2. Relevant equations
t=$$\gamma$$t0
d=$$\gamma$$d0
$$\gamma$$=$$\frac{1}{1-\sqrt{1-\frac{v^2}{c^2}}}$$
v=d/t
3. The attempt at a solution
I know that to calculate velocity, you have to use the time and distance in the same inertial frame, so we can't simply insert the given d and the given t, as they are in 2 frames. I tried to come up with an equation for velocityby converting t0 to t, so I had
(using t(naught) as t0, because i can't get it to work within latex, sorry)

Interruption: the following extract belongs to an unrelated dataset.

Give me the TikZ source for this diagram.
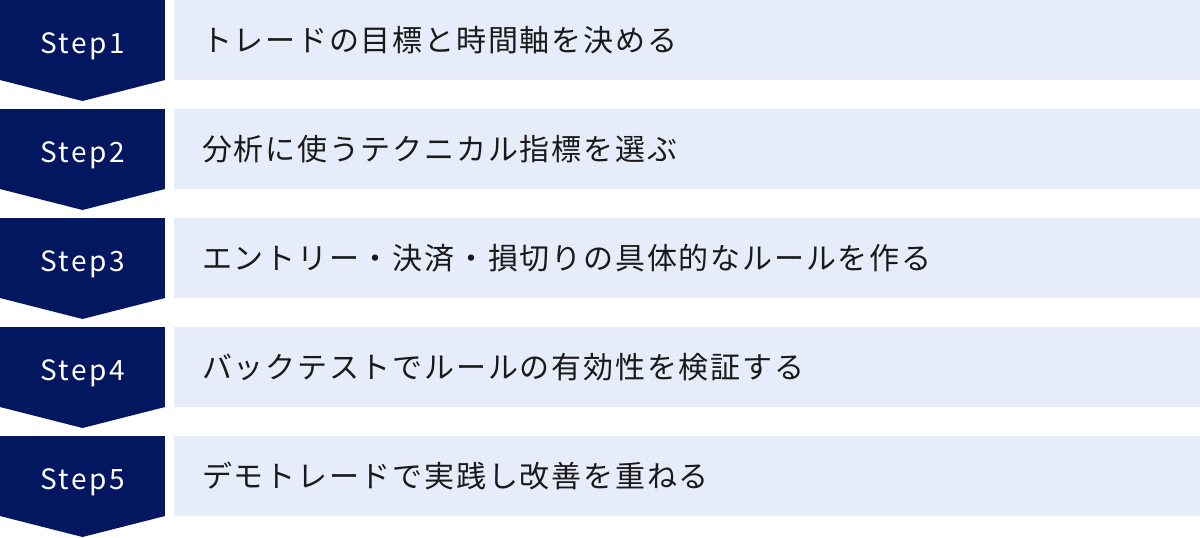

v=$$\frac{d}{\gamma*t(naught)}$$

and then, replacing gamma and using algebra etc, I simplified this to

v=$$\frac{d}{\sqrt{t(naught)^2+\frac{d^2}{c^2}}}$$

where t0 = 10yr and d= 130 pc
I got that v=2.9996*108m/s or v=.9997c and $$\gamma$$ = 40.83
then, when I calculate t in the frame of the earth, i get t=408.3 years, but d = 424lightyears, so This should mean that the person is traveling faster than the speed of light, but I found v as less than the speed of light, so something went wrong.

If you could help, did I get the equation for finding velocity wrong, or was there something else, I can't figure it out, thanks. Also, sorry but I don't quite understand latex, so there may be somethings that look ugly.

Last edited: Feb 11, 2009
2. Feb 11, 2009

JoeBonasia

10 light years is the time length according to the moving frame, but what about the distance is that the distance you percieve in the moving frame or is that the distance from the rest frame, according to an observer on Earth?!

If 130pc is the length observed in the moving frame then calculating the velocity is easy because all quantities are in the same frame of reference. If the distance is relative to a 'stationary' observer in the rest frame of the Earth, remember 'moving clocks run slow' so the distance should be a smaller number (just to help as a self check due to length contraction)

The second part would follow as such

Time = time it took you get there(10*gamma) + time it took signal to travel distance of 130pc (if 130 pc was measured in the rest frame, if not then adjust the distance anf find the tiem it took, this is easy since your measuring the distance in light years)

Last edited: Feb 11, 2009